Available records »

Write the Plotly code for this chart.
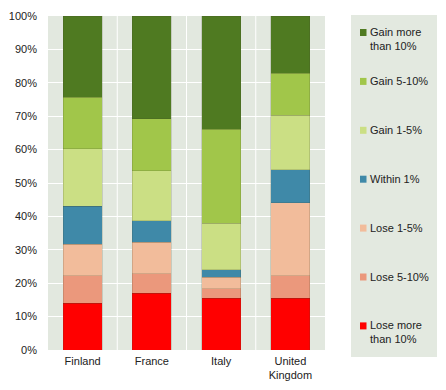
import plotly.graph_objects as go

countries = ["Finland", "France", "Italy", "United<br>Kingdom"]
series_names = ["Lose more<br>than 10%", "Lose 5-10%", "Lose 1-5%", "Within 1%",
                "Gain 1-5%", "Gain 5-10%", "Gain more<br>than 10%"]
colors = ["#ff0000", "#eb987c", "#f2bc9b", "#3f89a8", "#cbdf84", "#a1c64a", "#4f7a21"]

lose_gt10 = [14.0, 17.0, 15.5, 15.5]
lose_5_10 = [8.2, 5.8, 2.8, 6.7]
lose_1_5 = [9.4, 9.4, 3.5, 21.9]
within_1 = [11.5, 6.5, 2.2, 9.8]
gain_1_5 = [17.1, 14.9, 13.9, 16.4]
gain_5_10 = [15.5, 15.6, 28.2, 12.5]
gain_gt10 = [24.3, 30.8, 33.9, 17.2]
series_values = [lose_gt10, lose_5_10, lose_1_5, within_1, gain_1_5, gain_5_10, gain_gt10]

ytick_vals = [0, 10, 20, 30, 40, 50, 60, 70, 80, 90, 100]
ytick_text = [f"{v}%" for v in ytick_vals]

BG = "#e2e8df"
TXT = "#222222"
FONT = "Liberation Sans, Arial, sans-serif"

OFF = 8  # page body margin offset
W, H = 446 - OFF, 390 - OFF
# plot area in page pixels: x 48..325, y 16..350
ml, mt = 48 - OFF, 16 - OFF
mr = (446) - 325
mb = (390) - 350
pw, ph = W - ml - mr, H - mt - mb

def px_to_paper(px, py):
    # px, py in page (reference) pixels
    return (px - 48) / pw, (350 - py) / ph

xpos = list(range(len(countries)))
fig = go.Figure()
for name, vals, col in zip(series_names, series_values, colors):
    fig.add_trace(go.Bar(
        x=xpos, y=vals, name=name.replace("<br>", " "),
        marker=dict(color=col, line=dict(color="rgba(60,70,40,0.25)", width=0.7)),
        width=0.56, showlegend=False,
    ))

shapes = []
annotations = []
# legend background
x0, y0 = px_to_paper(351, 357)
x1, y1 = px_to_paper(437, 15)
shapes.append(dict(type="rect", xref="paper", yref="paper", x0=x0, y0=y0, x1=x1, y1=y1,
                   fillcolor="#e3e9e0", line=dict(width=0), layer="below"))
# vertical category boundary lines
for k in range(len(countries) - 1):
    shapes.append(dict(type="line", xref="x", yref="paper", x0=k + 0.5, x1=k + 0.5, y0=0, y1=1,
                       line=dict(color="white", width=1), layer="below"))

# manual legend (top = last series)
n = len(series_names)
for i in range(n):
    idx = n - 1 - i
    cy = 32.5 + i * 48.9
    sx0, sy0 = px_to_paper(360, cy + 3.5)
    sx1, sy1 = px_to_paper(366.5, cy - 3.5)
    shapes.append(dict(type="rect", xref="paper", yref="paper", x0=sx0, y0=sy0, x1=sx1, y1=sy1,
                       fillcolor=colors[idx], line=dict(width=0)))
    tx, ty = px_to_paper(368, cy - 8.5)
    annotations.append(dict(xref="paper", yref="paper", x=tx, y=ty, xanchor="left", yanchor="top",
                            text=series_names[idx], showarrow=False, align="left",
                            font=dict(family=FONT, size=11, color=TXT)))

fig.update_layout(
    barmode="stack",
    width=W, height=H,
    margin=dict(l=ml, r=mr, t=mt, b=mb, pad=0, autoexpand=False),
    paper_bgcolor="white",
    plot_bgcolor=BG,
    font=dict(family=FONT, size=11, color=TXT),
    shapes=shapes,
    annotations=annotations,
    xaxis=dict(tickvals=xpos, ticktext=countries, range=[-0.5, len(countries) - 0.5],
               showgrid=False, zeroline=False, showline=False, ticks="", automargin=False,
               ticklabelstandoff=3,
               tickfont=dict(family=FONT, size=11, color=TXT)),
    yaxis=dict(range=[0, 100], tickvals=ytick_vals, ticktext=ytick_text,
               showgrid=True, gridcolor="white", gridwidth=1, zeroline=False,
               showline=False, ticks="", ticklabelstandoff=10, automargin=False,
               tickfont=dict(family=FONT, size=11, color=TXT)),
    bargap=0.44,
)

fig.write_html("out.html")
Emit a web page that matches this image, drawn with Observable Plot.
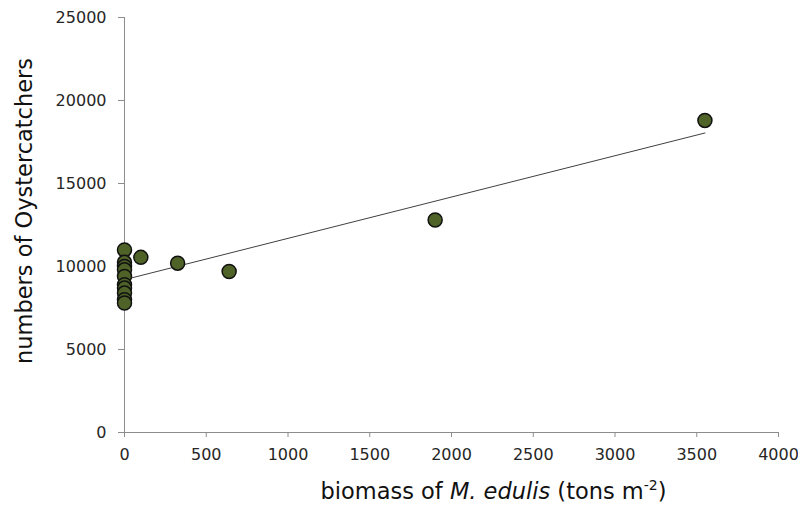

What to do »
Copy the records word for word, leaving no picture in the copy.

Output »
Write the Plotly code for this chart.
import plotly.graph_objects as go

countries = ["Finland", "France", "Italy", "United<br>Kingdom"]
series_names = ["Lose more<br>than 10%", "Lose 5-10%", "Lose 1-5%", "Within 1%",
                "Gain 1-5%", "Gain 5-10%", "Gain more<br>than 10%"]
colors = ["#ff0000", "#eb987c", "#f2bc9b", "#3f89a8", "#cbdf84", "#a1c64a", "#4f7a21"]

lose_gt10 = [14.0, 17.0, 15.5, 15.5]
lose_5_10 = [8.2, 5.8, 2.8, 6.7]
lose_1_5 = [9.4, 9.4, 3.5, 21.9]
within_1 = [11.5, 6.5, 2.2, 9.8]
gain_1_5 = [17.1, 14.9, 13.9, 16.4]
gain_5_10 = [15.5, 15.6, 28.2, 12.5]
gain_gt10 = [24.3, 30.8, 33.9, 17.2]
series_values = [lose_gt10, lose_5_10, lose_1_5, within_1, gain_1_5, gain_5_10, gain_gt10]

ytick_vals = [0, 10, 20, 30, 40, 50, 60, 70, 80, 90, 100]
ytick_text = [f"{v}%" for v in ytick_vals]

BG = "#e2e8df"
TXT = "#222222"
FONT = "Liberation Sans, Arial, sans-serif"

OFF = 8  # page body margin offset
W, H = 446 - OFF, 390 - OFF
# plot area in page pixels: x 48..325, y 16..350
ml, mt = 48 - OFF, 16 - OFF
mr = (446) - 325
mb = (390) - 350
pw, ph = W - ml - mr, H - mt - mb

def px_to_paper(px, py):
    # px, py in page (reference) pixels
    return (px - 48) / pw, (350 - py) / ph

xpos = list(range(len(countries)))
fig = go.Figure()
for name, vals, col in zip(series_names, series_values, colors):
    fig.add_trace(go.Bar(
        x=xpos, y=vals, name=name.replace("<br>", " "),
        marker=dict(color=col, line=dict(color="rgba(60,70,40,0.25)", width=0.7)),
        width=0.56, showlegend=False,
    ))

shapes = []
annotations = []
# legend background
x0, y0 = px_to_paper(351, 357)
x1, y1 = px_to_paper(437, 15)
shapes.append(dict(type="rect", xref="paper", yref="paper", x0=x0, y0=y0, x1=x1, y1=y1,
                   fillcolor="#e3e9e0", line=dict(width=0), layer="below"))
# vertical category boundary lines
for k in range(len(countries) - 1):
    shapes.append(dict(type="line", xref="x", yref="paper", x0=k + 0.5, x1=k + 0.5, y0=0, y1=1,
                       line=dict(color="white", width=1), layer="below"))

# manual legend (top = last series)
n = len(series_names)
for i in range(n):
    idx = n - 1 - i
    cy = 32.5 + i * 48.9
    sx0, sy0 = px_to_paper(360, cy + 3.5)
    sx1, sy1 = px_to_paper(366.5, cy - 3.5)
    shapes.append(dict(type="rect", xref="paper", yref="paper", x0=sx0, y0=sy0, x1=sx1, y1=sy1,
                       fillcolor=colors[idx], line=dict(width=0)))
    tx, ty = px_to_paper(368, cy - 8.5)
    annotations.append(dict(xref="paper", yref="paper", x=tx, y=ty, xanchor="left", yanchor="top",
                            text=series_names[idx], showarrow=False, align="left",
                            font=dict(family=FONT, size=11, color=TXT)))

fig.update_layout(
    barmode="stack",
    width=W, height=H,
    margin=dict(l=ml, r=mr, t=mt, b=mb, pad=0, autoexpand=False),
    paper_bgcolor="white",
    plot_bgcolor=BG,
    font=dict(family=FONT, size=11, color=TXT),
    shapes=shapes,
    annotations=annotations,
    xaxis=dict(tickvals=xpos, ticktext=countries, range=[-0.5, len(countries) - 0.5],
               showgrid=False, zeroline=False, showline=False, ticks="", automargin=False,
               ticklabelstandoff=3,
               tickfont=dict(family=FONT, size=11, color=TXT)),
    yaxis=dict(range=[0, 100], tickvals=ytick_vals, ticktext=ytick_text,
               showgrid=True, gridcolor="white", gridwidth=1, zeroline=False,
               showline=False, ticks="", ticklabelstandoff=10, automargin=False,
               tickfont=dict(family=FONT, size=11, color=TXT)),
    bargap=0.44,
)

fig.write_html("out.html")
Emit a web page that matches this image, drawn with Observable Plot.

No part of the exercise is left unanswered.